I've been trying to push through the conceptual mud of the Abu Ghraib scandal to get at something solid. I posted
an earlier diary that netted some good comments and ideas, and after reading the WaPo article from the front page story and
another diary this morning, I wrote
a post for my blog detailing some of these thoughts.
Here's something else.
Ever since 9-11, a quiet meme on torture has percolated through our culture. People have been thinking, and occasionally saying, that under particular circumstances torture might be acceptable. What if this terrorist knew where the bomb was planted, would it be OK to torture him to find out? What if the bomb wasn't planted yet, but he knew where a group of other terrorists were who had the bomb? What if they didn't have a bomb yet, but had plans? What if they just talked about a bomb? What if the subject wasn't a terrorist, but a terrorist's sister? What if she was only 12?
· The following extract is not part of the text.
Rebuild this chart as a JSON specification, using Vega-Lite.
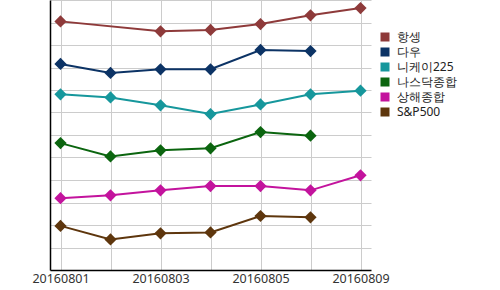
{
  "$schema": "https://vega.github.io/schema/vega-lite/v6.json",
  "width": 321,
  "height": 270,
  "autosize": "none",
  "padding": {"left": 50, "top": 0, "right": 129, "bottom": 20},
  "background": "white",
  "config": {
    "view": {"stroke": null},
    "font": "Noto Sans"
  },
  "data": {
    "values": [
      {"date": "20160801", "index": "항셍", "value": 11.05},
      {"date": "20160803", "index": "항셍", "value": 10.61},
      {"date": "20160804", "index": "항셍", "value": 10.67},
      {"date": "20160805", "index": "항셍", "value": 10.93},
      {"date": "20160808", "index": "항셍", "value": 11.32},
      {"date": "20160809", "index": "항셍", "value": 11.64},
      {"date": "20160801", "index": "다우", "value": 9.16},
      {"date": "20160802", "index": "다우", "value": 8.76},
      {"date": "20160803", "index": "다우", "value": 8.92},
      {"date": "20160804", "index": "다우", "value": 8.92},
      {"date": "20160805", "index": "다우", "value": 9.78},
      {"date": "20160808", "index": "다우", "value": 9.73},
      {"date": "20160801", "index": "니케이225", "value": 7.81},
      {"date": "20160802", "index": "니케이225", "value": 7.67},
      {"date": "20160803", "index": "니케이225", "value": 7.32},
      {"date": "20160804", "index": "니케이225", "value": 6.93},
      {"date": "20160805", "index": "니케이225", "value": 7.36},
      {"date": "20160808", "index": "니케이225", "value": 7.81},
      {"date": "20160809", "index": "니케이225", "value": 7.97},
      {"date": "20160801", "index": "나스닥종합", "value": 5.64},
      {"date": "20160802", "index": "나스닥종합", "value": 5.05},
      {"date": "20160803", "index": "나스닥종합", "value": 5.32},
      {"date": "20160804", "index": "나스닥종합", "value": 5.41},
      {"date": "20160805", "index": "나스닥종합", "value": 6.13},
      {"date": "20160808", "index": "나스닥종합", "value": 5.97},
      {"date": "20160801", "index": "상해종합", "value": 3.19},
      {"date": "20160802", "index": "상해종합", "value": 3.32},
      {"date": "20160803", "index": "상해종합", "value": 3.54},
      {"date": "20160804", "index": "상해종합", "value": 3.73},
      {"date": "20160805", "index": "상해종합", "value": 3.73},
      {"date": "20160808", "index": "상해종합", "value": 3.54},
      {"date": "20160809", "index": "상해종합", "value": 4.21},
      {"date": "20160801", "index": "S&P500", "value": 1.96},
      {"date": "20160802", "index": "S&P500", "value": 1.36},
      {"date": "20160803", "index": "S&P500", "value": 1.63},
      {"date": "20160804", "index": "S&P500", "value": 1.67},
      {"date": "20160805", "index": "S&P500", "value": 2.4},
      {"date": "20160808", "index": "S&P500", "value": 2.34}
    ]
  },
  "encoding": {
    "x": {
      "field": "date",
      "type": "ordinal",
      "title": null,
      "scale": {"type": "point", "padding": 0.21},
      "axis": {
        "labelAngle": 0,
        "domainColor": "black",
        "domainWidth": 1.5,
        "ticks": false,
        "grid": true,
        "gridColor": "#cccccc",
        "labelFontSize": 12.5,
        "labelColor": "#333333",
        "labelPadding": 2,
        "labelOverlap": false,
        "labelExpr": "indexof(['20160801','20160803','20160805','20160809'], datum.value) >= 0 ? datum.value : ''"
      }
    },
    "y": {
      "field": "value",
      "type": "quantitative",
      "title": null,
      "scale": {"domain": [0, 12], "nice": false, "zero": true},
      "axis": {
        "values": [1, 2, 3, 4, 5, 6, 7, 8, 9, 10, 11, 12],
        "labels": false,
        "ticks": false,
        "domainColor": "black",
        "domainWidth": 1.5,
        "grid": true,
        "gridColor": "#cccccc"
      }
    },
    "color": {
      "field": "index",
      "type": "nominal",
      "sort": ["항셍", "다우", "니케이225", "나스닥종합", "상해종합", "S&P500"],
      "scale": {
        "domain": ["항셍", "다우", "니케이225", "나스닥종합", "상해종합", "S&P500"],
        "range": ["#8e3a3a", "#0c3365", "#16979c", "#0b650f", "#c3139d", "#5e360d"]
      },
      "legend": {
        "title": null,
        "orient": "none",
        "legendX": 329,
        "legendY": 31,
        "symbolType": "square",
        "symbolSize": 81,
        "symbolStrokeWidth": 0,
        "symbolOpacity": 1,
        "labelFontSize": 12,
        "labelColor": "#222222",
        "rowPadding": 3,
        "labelOffset": 6
      }
    }
  },
  "layer": [
    {"mark": {"type": "line", "strokeWidth": 2}},
    {"mark": {"type": "point", "shape": "diamond", "filled": true, "size": 150, "opacity": 1}}
  ]
}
My point here is that once you go one step over the line, each successive line is only one step further. In endorsing the view that "everything has changed" because of 9-11, meaning that it's acceptable to rebalance the moral calculus, we become implicit in the crimes of our government, our leaders, and the agents of those leaders like the soldier torturers of Abu Ghraib.
What I want to tell you is that attempting to escape from such responsibility is not as productive as accepting it as your own. You can march and wave signs, you can throw blood on the Pentagon, you can refuse to pay your taxes, you can fund a campaign to impeach Bush, but you still won't escape responsibility. Even if your views are right and you shout them until your lungs burst.
What I suggest we do is use the opportunity to take responsibility for what has happened in our name, setting aside the question of whether it was with or without our consent. It's only a delusion that we're not, or could never be, inflicters of suffering on the innocent, and that delusion allows us to feel that such events are not our fault, not our responsibility, not ours to atone for and not ours to prevent. In order to sweep human cruelty from the world, we must accept responsibility for it wherever it occurs; this is the urgency of compassion.
Abu Ghraib was my fault. I am sorry.